Who has the right to be right?
Mollie Wilson O'Reilly June 17, 2010 - 12:14pm
John Allen reports at NCR on the status of the USCCB's dispute with the Catholic Health Association over the latter's support for the health-care-reform bill the bishops opposed. His story includes an interview with the USCCB president, Cardinal Francis George, and the results are discouraging. Allen doesn't have any trouble understanding the CHA's position. The CHA has explained it very plainly, and they do so again in his report:
"We would not have supported the legislation if it were inconsistent with our values as a ministry of the church," said Colleen Scanlon, a lay medical professional and chair of the CHA Board of Trustees, in remarks opening the assembly.The association, she said, "firmly believes that the enacted law meets this fundamental, non-negotiable priority -- no federal funding for abortion."
And Sr. Carol Keehan says, again: "We did not differ on the moral question, or the teaching authority of the bishops." Pretty clear. But Cardinal George still seems confused about the nature of the disagreement.
"This may be a narrow disagreement, but it has exposed a very large principle," [George] said...."If the bishops have a right and a duty to teach that killing the unborn is immoral, they also have to teach that laws which permit and fund abortion are immoral," George said. "It seems that what some people are saying is that the bishops can't, or shouldn't, speak to the moral content of the law, that we should remain on the level of abstract principles."

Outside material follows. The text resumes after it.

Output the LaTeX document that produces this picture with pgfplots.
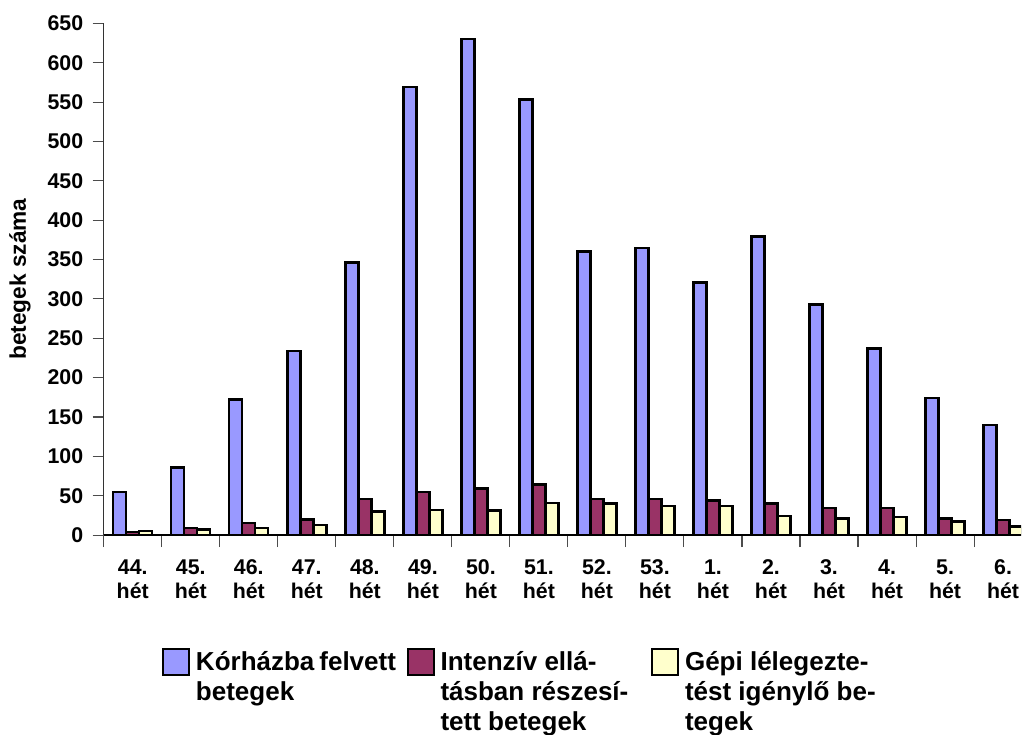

"Some people" may be saying that, but the CHA most definitely isn't. (That's not what Commonweal has argued, either.) The bishops' "right and duty...to teach that laws which permit and fund abortion are immoral" has not been challenged by the CHA -- in fact, it has been endorsed. The CHA (and Commonweal) supported the law because it met the standards set forth by the bishops, in their (our) judgment. In other words, they (we) felt the bishops were wrong about whether the final bill met the standards they had laid out. As has been pointed out many times by now, that difference of opinion about the details of the legislation is not a challenge to the bishops' teaching authority or moral pronouncements. How has this distinction failed to penetrate the defenses of the USCCB?For Mark Silk, the lesson is plain: "So now we know: The United States Conference of Catholic Bishops cares more about its authority than being right." The June 18 Commonweal has an editorial on this subject, "Catholic Unity." Like Silk, we noted some conflict between what (some) bishops are saying now and the principles expressed in Forming Consciences for Faithful Citizenship. Bishop Robert Lynch (of St. Petersburg) seems to have noticed a similar problem:
"I've been associated in one way or another with the episcopal conference of the United States since 1972," said Bishop Robert Lynch of St. Petersburg, Fla. "I have never before this year heard the theory that we enjoy the same primacy of respect for legislative interpretation as we do for interpretation of the moral law."..."I think this theory needs to be debated and discussed by the body of bishops," he said.
You may recall that Lynch, who sits on the CHA board, found himself awkwardly caught between the USCCB and the CHA back in March. Perhaps he learned from that to examine the conference's claims more closely. Would that his brother bishops might do the same. Cardinal George seems to be holding out hope for "reconciliation" without any concessions on the part of the USCCB:
George said there's an "immediate area" of possible collaboration with the CHA, which is the bishops' desire to insert stronger anti-abortion language, based on the Hyde Amendment, into the new health care law."If we can jointly support that change to the law, it would go a long way to fostering reconciliation," he said.
Perhaps. But the bishops' taking the time to correctly interpret the positions of the CHA and other Catholics who supported the Patient Protection and Affordable Care Act would go a lot further to rebuild damaged credibility and trust.